Much as I know I will never love an investment banker, I know I will never love the Yankees. But I let myself love a baseball team this summer, and it has gotten serious. The New York Mets have clinched a spot in the postseason.
For years, I mostly ignored the team, and sports in general. Sports can seem fairly silly, if you have a lot going on in your life. But I have a 12-year-old son, so when I could find cheaper tickets this summer, I decided that we should go. “We could use some fun,” I thought.
I am thinking far beyond 2022, too. My son has autism, the kind that will mean he will most likely never live independently. He doesn’t have a sport he regularly watches, and I want to remedy that. He didn’t seem to connect to the fast pace of basketball or soccer. I think he could have gone for football, but I couldn’t. Baseball is what it will have to be.

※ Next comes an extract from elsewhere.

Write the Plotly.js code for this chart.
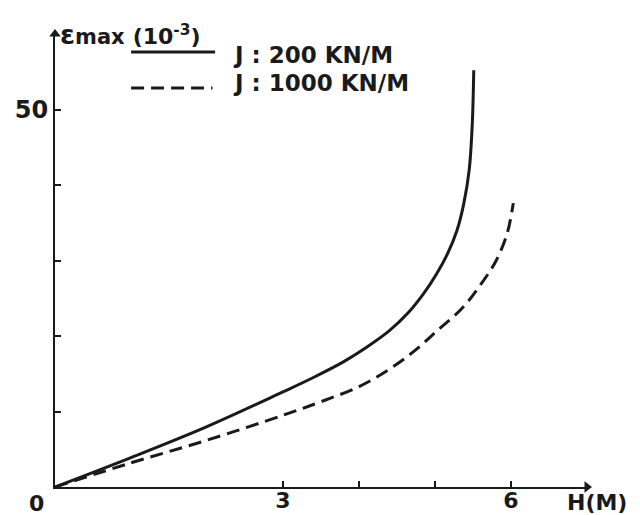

I began to have a good feeling about these Mets, even before I studied their widely admired manager, Buck Showalter. One thing I’ve noticed is that he is protective of his players. The Mets have been hit by pitches more than any other team and it makes him angry. Often the players responded to it in the proper style: batting the ball around and securing a win for the good guys.
Showalter also speaks kindly about his team. “It’s given me peace just knowing that these guys get it,” he said at one point this season. And: “We have a lot of guys with a pure heart. They want to win. They want to do the right thing.”
After attending two games this season, I fell for them hard. My brother worried about how much money I was spending on tickets. My partner was just surprised. I had never mentioned that I was a Mets fan in my online dating profile, nor had it come up in the four years we’d been together. “What is it? You like watching the players in their uniforms?” he asked in mock suspicion. Sure. But I had followed the team before — the two men I loved before him were Mets fans. And I was raised watching the Orioles in Maryland with my dad, so I knew the charms and heartbreak of baseball.
Baseball is a field of dreams, but it is also the real world, so there are aspects of the game that make me uneasy. Like the N.F.L., major league baseball has embraced online gambling, with promotions during games that leave a bad taste in my mouth. And the Mets’ recent success is made possible by the largess of its owner, Steve Cohen, a hedge-fund manager who has helped fund one of the highest payrolls in baseball. It’s hard to say that the Mets are underdogs now.
For a game in June, I invited friends to join us. In a rare feat of advance planning, I bought a birthday message for my son, to appear on the Jumbotron. “Happy 12th birthday,” it read, with his name. “We love you! Let’s Go Mets!”
It flashed for only a few seconds, but it was long enough for me to point it out to him, and for friends to get some pictures. A picture of the sign, blown up to poster size, now hangs by his bed, preserved for him to read over and over.
He happily joins me as a spectator at the stadium, eating ice cream out of a helmet and munching on popcorn, clapping to the songs that prompt the crowd to get excited. Like many people with autism, he is sensitive to sounds, so he wears noise-canceling headphones to mitigate the sensory crush. His favorite part seems to be when the words “Mets Win!” flash on every possible sign in the stadium, and the “New York Groove” song plays. Watching him at these moments makes me feel like all is right with the world.
He also enjoys snacking on the couch with me while we watch games on TV. The Mets players we are watching together are now familiar. “Mark Canha. Pete Alonso,” I hear him say happily to himself at random moments. “Brandon Nimmo.” Mr. and Mrs. Met are hilarious. Sounding the horn for pitcher Edwin Diaz is a delight.
I am working on his next steps, in a loose curriculum of sorts — prompting him to pay attention to the strike zone and what the announcers say about each play. It is slow-going but pleasant.
“What will you do with him when you are gone?” my brother asked me a few years ago about my son. I froze. I had no answer. I’ve read enough about abuse of those with developmental disabilities to worry that there will be no good answers. I fear my own death, hopefully very far off, and what it will mean for him. I know I need to start finding, or creating, some possibilities that I can live with.
The Mets are one tiny part of the answer. I am betting, perhaps badly, that baseball will outlast me. My son will need some way to pass the time when I am gone. And baseball is nothing if not a pastime.
For the next month, though, I will try not to think too far into the future. I will relish the frenzy of the postseason run and be glad to be a part of it, from the stands, the couch, and I guess now my keyboard. And I will be grateful that this year, when we decided to take a chance on baseball, these Mets made us glad we did.